▶ EXERCISE DESCRIPTION
Make an exact copy of the data below, leaving out every picture.

▶ MATERIAL PROVIDED
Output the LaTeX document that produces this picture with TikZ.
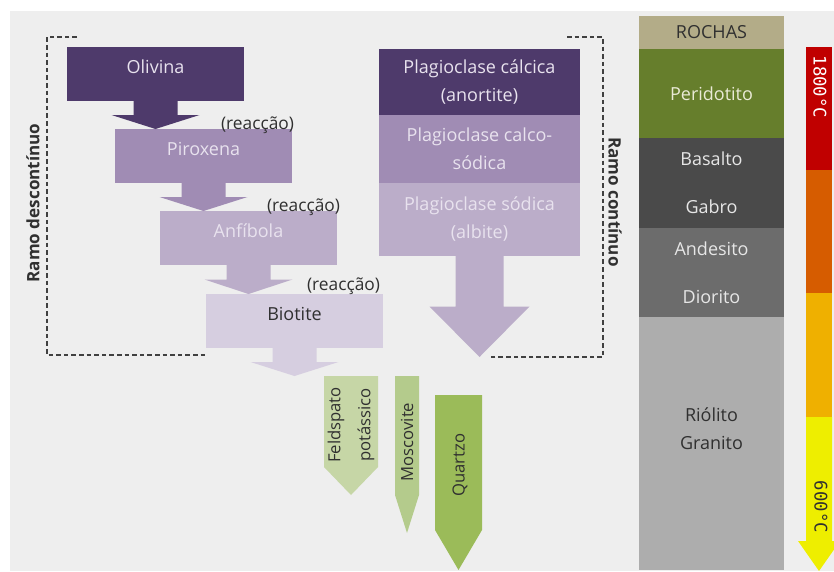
\documentclass[tikz,border=0pt]{standalone}
\usepackage{fontspec}
\setmainfont{Open Sans}
\newfontfamily\monofont{DejaVu Sans Mono}
\usetikzlibrary{calc, positioning}

\definecolor{paper}{HTML}{EEEEEE}
\definecolor{violetA}{HTML}{4E3A6B}
\definecolor{violetB}{HTML}{A08CB4}
\definecolor{violetC}{HTML}{BBADC9}
\definecolor{violetD}{HTML}{D6CEE0}
\definecolor{paleTxt}{HTML}{E8E2EE}
\definecolor{inkTxt}{HTML}{303030}
\definecolor{bracketGray}{HTML}{404040}
\definecolor{sage}{HTML}{C6D6A6}
\definecolor{fern}{HTML}{B4CB8C}
\definecolor{moss}{HTML}{9BBB59}
\definecolor{sand}{HTML}{B3AC88}
\definecolor{olive}{HTML}{667E2C}
\definecolor{charcoal}{HTML}{4A4A4A}
\definecolor{slate}{HTML}{6C6C6C}
\definecolor{ash}{HTML}{ADADAD}
\definecolor{creamTxt}{HTML}{EAEAD6}
\definecolor{paleGray}{HTML}{E6E6E6}
\definecolor{heatA}{HTML}{C00000}
\definecolor{heatB}{HTML}{D65C00}
\definecolor{heatC}{HTML}{EFB000}
\definecolor{heatD}{HTML}{EEEE00}

\begin{document}
\begin{tikzpicture}[
    x=0.75pt, y=-0.75pt,
    every node/.style={inner sep=0pt, outer sep=0pt, font=\fontsize{13.5}{21}\selectfont},
    mineral/.style={minimum width=132.75pt, minimum height=40.5pt, anchor=north west,
                    text height=9.5pt, text depth=11pt},
    plag/.style={minimum width=150.75pt, align=center, text=paleTxt},
    rock/.style={minimum width=108.75pt, align=center},
    note/.style={anchor=base east, text=inkTxt, font=\fontsize{13}{15}\selectfont},
    branch/.style={font=\bfseries\fontsize{12.8}{15}\selectfont, text=inkTxt},
    bracket/.style={draw=bracketGray, line width=1.1pt, dash pattern=on 3.5pt off 2.2pt},
    crystal/.style={rotate=90, align=center, text=inkTxt, font=\fontsize{12.5}{22.5}\selectfont},
    temp/.style={rotate=-90, font=\monofont\fontsize{13}{15}\selectfont}
  ]
  \useasboundingbox (0,0) rectangle (834,571);
  \clip (0,0) rectangle (834,571);
  \fill[white] (0,0) rectangle (834,571);
  \fill[paper] (10,11) rectangle (834,571);

  % ramo descontinuo
  \node[mineral, fill=violetA, text=paleTxt] (olivina) at (67,47) {Olivina};
  \node[mineral, fill=violetB, text=paleTxt] (piroxena) at (115,129) {Piroxena};
  \node[mineral, fill=violetC, text=paleTxt] (anfibola) at (160,211) {Anfíbola};
  \node[mineral, fill=violetD, text=inkTxt] (biotite) at (206,294) {Biotite};
  \coordinate (biotiteEnd) at ($(biotite.south)+(0,28)$);

  \foreach \a/\b/\c in {olivina/piroxena.north/violetA, piroxena/anfibola.north/violetB,
                        anfibola/biotite.north/violetC, biotite/biotiteEnd/violetD}{
    \coordinate (m) at ($(\a.south)!0.5!(\a.south |- \b)$);
    \fill[\c] ($(\a.south)+(-22,0)$) -- ($(m)+(-22,0)$) -- ($(m)+(-44,0)$) -- (\a.south |- \b)
      -- ($(m)+(44,0)$) -- ($(m)+(22,0)$) -- ($(\a.south)+(22,0)$) -- cycle;
  }

  \node[note] (reac1) at ($(piroxena.north east)+(2,0)$) {(reacção)};
  \node[note] (reac2) at ($(anfibola.north east)+(3,0)$) {(reacção)};
  \node[note] (reac3) at ($(biotite.north east)+(-3,-4)$) {(reacção)};

  % ramo continuo
  \node[plag, fill=violetA, minimum height=49.5pt, anchor=north west] (plagCa) at (379,49)
    {Plagioclase cálcica\\(anortite)};
  \node[plag, fill=violetB, minimum height=51pt, below=0pt of plagCa] (plagCaNa)
    {Plagioclase calco-\\sódica};
  \node[plag, fill=violetC, minimum height=54.75pt, below=0pt of plagCaNa] (plagNa)
    {Plagioclase sódica\\(albite)};
  \coordinate (plagEnd) at ($(plagNa.south)+(0,101)$);
  \coordinate (m) at ($(plagNa.south)!0.5!(plagEnd)$);
  \fill[violetC] ($(plagNa.south)+(-24,0)$) -- ($(m)+(-24,0)$) -- ($(m)+(-50,0)$) -- (plagEnd)
    -- ($(m)+(50,0)$) -- ($(m)+(24,0)$) -- ($(plagNa.south)+(24,0)$) -- cycle;

  \draw[bracket] (77,37) -- (47,37) -- (47,355) -- (207,355);
  \draw[bracket] (567,37) -- (603,37) -- (603,357) -- (490,357);
  \node[branch, rotate=90] (descontinuo) at (33,203) {Ramo descontínuo};
  \node[branch, rotate=-90] (continuo) at (615,202) {Ramo contínuo};

  % ultimos minerais
  \fill[sage] (324,376) -- (378,376) -- (378,467) -- (351,495) -- (324,467) -- cycle;
  \fill[fern] (395,376) -- (419,376) -- (419,495) -- (407,533) -- (395,495) -- cycle;
  \fill[moss] (435,395) -- (482,395) -- (482,530) -- (458.5,570) -- (435,530) -- cycle;
  \node[crystal] (feldspato) at (351,425) {Feldspato\\potássico};
  \node[crystal] (moscovite) at (407,442) {Moscovite};
  \node[crystal] (quartzo) at (460,465) {Quartzo};

  % rochas
  \node[rock, fill=sand, minimum height=24.75pt, anchor=north west, text=inkTxt] (rochas) at (639,16) {ROCHAS};
  \node[rock, fill=olive, minimum height=66.75pt, below=0pt of rochas, text=creamTxt] (peridotito) {Peridotito};
  \node[rock, fill=charcoal, minimum height=67.5pt, below=0pt of peridotito, text=paleGray] (basalto) {Basalto\\[15pt]Gabro};
  \node[rock, fill=slate, minimum height=66.75pt, below=0pt of basalto, text=paleGray] (andesito) {Andesito\\[15pt]Diorito};
  \node[rock, fill=ash, minimum height=189.75pt, below=0pt of andesito] (riolito) {};
  \node[text=inkTxt, align=center] (riolitoTxt) at ($(riolito.center)+(0,-15)$) {Riólito\\Granito};

  % temperatura
  \fill[heatA] (806,47) rectangle (832,170);
  \fill[heatB] (806,170) rectangle (832,293);
  \fill[heatC] (806,293) rectangle (832,417);
  \fill[heatD] (806,417) -- (832,417) -- (832,541) -- (840,541) -- (819,571) -- (798,541) -- (806,541) -- cycle;
  \node[temp, text=white] (hot) at (820,87) {1800°C};
  \node[temp, text=inkTxt] (cold) at (821,507) {600°C};
\end{tikzpicture}
\end{document}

▶ FINISHED EXERCISE
Output the LaTeX document that produces this picture with TikZ.
\documentclass[tikz,border=0pt]{standalone}
\usepackage{fontspec}
\setmainfont{Open Sans}
\newfontfamily\monofont{DejaVu Sans Mono}
\usetikzlibrary{calc, positioning}

\definecolor{paper}{HTML}{EEEEEE}
\definecolor{violetA}{HTML}{4E3A6B}
\definecolor{violetB}{HTML}{A08CB4}
\definecolor{violetC}{HTML}{BBADC9}
\definecolor{violetD}{HTML}{D6CEE0}
\definecolor{paleTxt}{HTML}{E8E2EE}
\definecolor{inkTxt}{HTML}{303030}
\definecolor{bracketGray}{HTML}{404040}
\definecolor{sage}{HTML}{C6D6A6}
\definecolor{fern}{HTML}{B4CB8C}
\definecolor{moss}{HTML}{9BBB59}
\definecolor{sand}{HTML}{B3AC88}
\definecolor{olive}{HTML}{667E2C}
\definecolor{charcoal}{HTML}{4A4A4A}
\definecolor{slate}{HTML}{6C6C6C}
\definecolor{ash}{HTML}{ADADAD}
\definecolor{creamTxt}{HTML}{EAEAD6}
\definecolor{paleGray}{HTML}{E6E6E6}
\definecolor{heatA}{HTML}{C00000}
\definecolor{heatB}{HTML}{D65C00}
\definecolor{heatC}{HTML}{EFB000}
\definecolor{heatD}{HTML}{EEEE00}

\begin{document}
\begin{tikzpicture}[
    x=0.75pt, y=-0.75pt,
    every node/.style={inner sep=0pt, outer sep=0pt, font=\fontsize{13.5}{21}\selectfont},
    mineral/.style={minimum width=132.75pt, minimum height=40.5pt, anchor=north west,
                    text height=9.5pt, text depth=11pt},
    plag/.style={minimum width=150.75pt, align=center, text=paleTxt},
    rock/.style={minimum width=108.75pt, align=center},
    note/.style={anchor=base east, text=inkTxt, font=\fontsize{13}{15}\selectfont},
    branch/.style={font=\bfseries\fontsize{12.8}{15}\selectfont, text=inkTxt},
    bracket/.style={draw=bracketGray, line width=1.1pt, dash pattern=on 3.5pt off 2.2pt},
    crystal/.style={rotate=90, align=center, text=inkTxt, font=\fontsize{12.5}{22.5}\selectfont},
    temp/.style={rotate=-90, font=\monofont\fontsize{13}{15}\selectfont}
  ]
  \useasboundingbox (0,0) rectangle (834,571);
  \clip (0,0) rectangle (834,571);
  \fill[white] (0,0) rectangle (834,571);
  \fill[paper] (10,11) rectangle (834,571);

  % ramo descontinuo
  \node[mineral, fill=violetA, text=paleTxt] (olivina) at (67,47) {Olivina};
  \node[mineral, fill=violetB, text=paleTxt] (piroxena) at (115,129) {Piroxena};
  \node[mineral, fill=violetC, text=paleTxt] (anfibola) at (160,211) {Anfíbola};
  \node[mineral, fill=violetD, text=inkTxt] (biotite) at (206,294) {Biotite};
  \coordinate (biotiteEnd) at ($(biotite.south)+(0,28)$);

  \foreach \a/\b/\c in {olivina/piroxena.north/violetA, piroxena/anfibola.north/violetB,
                        anfibola/biotite.north/violetC, biotite/biotiteEnd/violetD}{
    \coordinate (m) at ($(\a.south)!0.5!(\a.south |- \b)$);
    \fill[\c] ($(\a.south)+(-22,0)$) -- ($(m)+(-22,0)$) -- ($(m)+(-44,0)$) -- (\a.south |- \b)
      -- ($(m)+(44,0)$) -- ($(m)+(22,0)$) -- ($(\a.south)+(22,0)$) -- cycle;
  }

  \node[note] (reac1) at ($(piroxena.north east)+(2,0)$) {(reacção)};
  \node[note] (reac2) at ($(anfibola.north east)+(3,0)$) {(reacção)};
  \node[note] (reac3) at ($(biotite.north east)+(-3,-4)$) {(reacção)};

  % ramo continuo
  \node[plag, fill=violetA, minimum height=49.5pt, anchor=north west] (plagCa) at (379,49)
    {Plagioclase cálcica\\(anortite)};
  \node[plag, fill=violetB, minimum height=51pt, below=0pt of plagCa] (plagCaNa)
    {Plagioclase calco-\\sódica};
  \node[plag, fill=violetC, minimum height=54.75pt, below=0pt of plagCaNa] (plagNa)
    {Plagioclase sódica\\(albite)};
  \coordinate (plagEnd) at ($(plagNa.south)+(0,101)$);
  \coordinate (m) at ($(plagNa.south)!0.5!(plagEnd)$);
  \fill[violetC] ($(plagNa.south)+(-24,0)$) -- ($(m)+(-24,0)$) -- ($(m)+(-50,0)$) -- (plagEnd)
    -- ($(m)+(50,0)$) -- ($(m)+(24,0)$) -- ($(plagNa.south)+(24,0)$) -- cycle;

  \draw[bracket] (77,37) -- (47,37) -- (47,355) -- (207,355);
  \draw[bracket] (567,37) -- (603,37) -- (603,357) -- (490,357);
  \node[branch, rotate=90] (descontinuo) at (33,203) {Ramo descontínuo};
  \node[branch, rotate=-90] (continuo) at (615,202) {Ramo contínuo};

  % ultimos minerais
  \fill[sage] (324,376) -- (378,376) -- (378,467) -- (351,495) -- (324,467) -- cycle;
  \fill[fern] (395,376) -- (419,376) -- (419,495) -- (407,533) -- (395,495) -- cycle;
  \fill[moss] (435,395) -- (482,395) -- (482,530) -- (458.5,570) -- (435,530) -- cycle;
  \node[crystal] (feldspato) at (351,425) {Feldspato\\potássico};
  \node[crystal] (moscovite) at (407,442) {Moscovite};
  \node[crystal] (quartzo) at (460,465) {Quartzo};

  % rochas
  \node[rock, fill=sand, minimum height=24.75pt, anchor=north west, text=inkTxt] (rochas) at (639,16) {ROCHAS};
  \node[rock, fill=olive, minimum height=66.75pt, below=0pt of rochas, text=creamTxt] (peridotito) {Peridotito};
  \node[rock, fill=charcoal, minimum height=67.5pt, below=0pt of peridotito, text=paleGray] (basalto) {Basalto\\[15pt]Gabro};
  \node[rock, fill=slate, minimum height=66.75pt, below=0pt of basalto, text=paleGray] (andesito) {Andesito\\[15pt]Diorito};
  \node[rock, fill=ash, minimum height=189.75pt, below=0pt of andesito] (riolito) {};
  \node[text=inkTxt, align=center] (riolitoTxt) at ($(riolito.center)+(0,-15)$) {Riólito\\Granito};

  % temperatura
  \fill[heatA] (806,47) rectangle (832,170);
  \fill[heatB] (806,170) rectangle (832,293);
  \fill[heatC] (806,293) rectangle (832,417);
  \fill[heatD] (806,417) -- (832,417) -- (832,541) -- (840,541) -- (819,571) -- (798,541) -- (806,541) -- cycle;
  \node[temp, text=white] (hot) at (820,87) {1800°C};
  \node[temp, text=inkTxt] (cold) at (821,507) {600°C};
\end{tikzpicture}
\end{document}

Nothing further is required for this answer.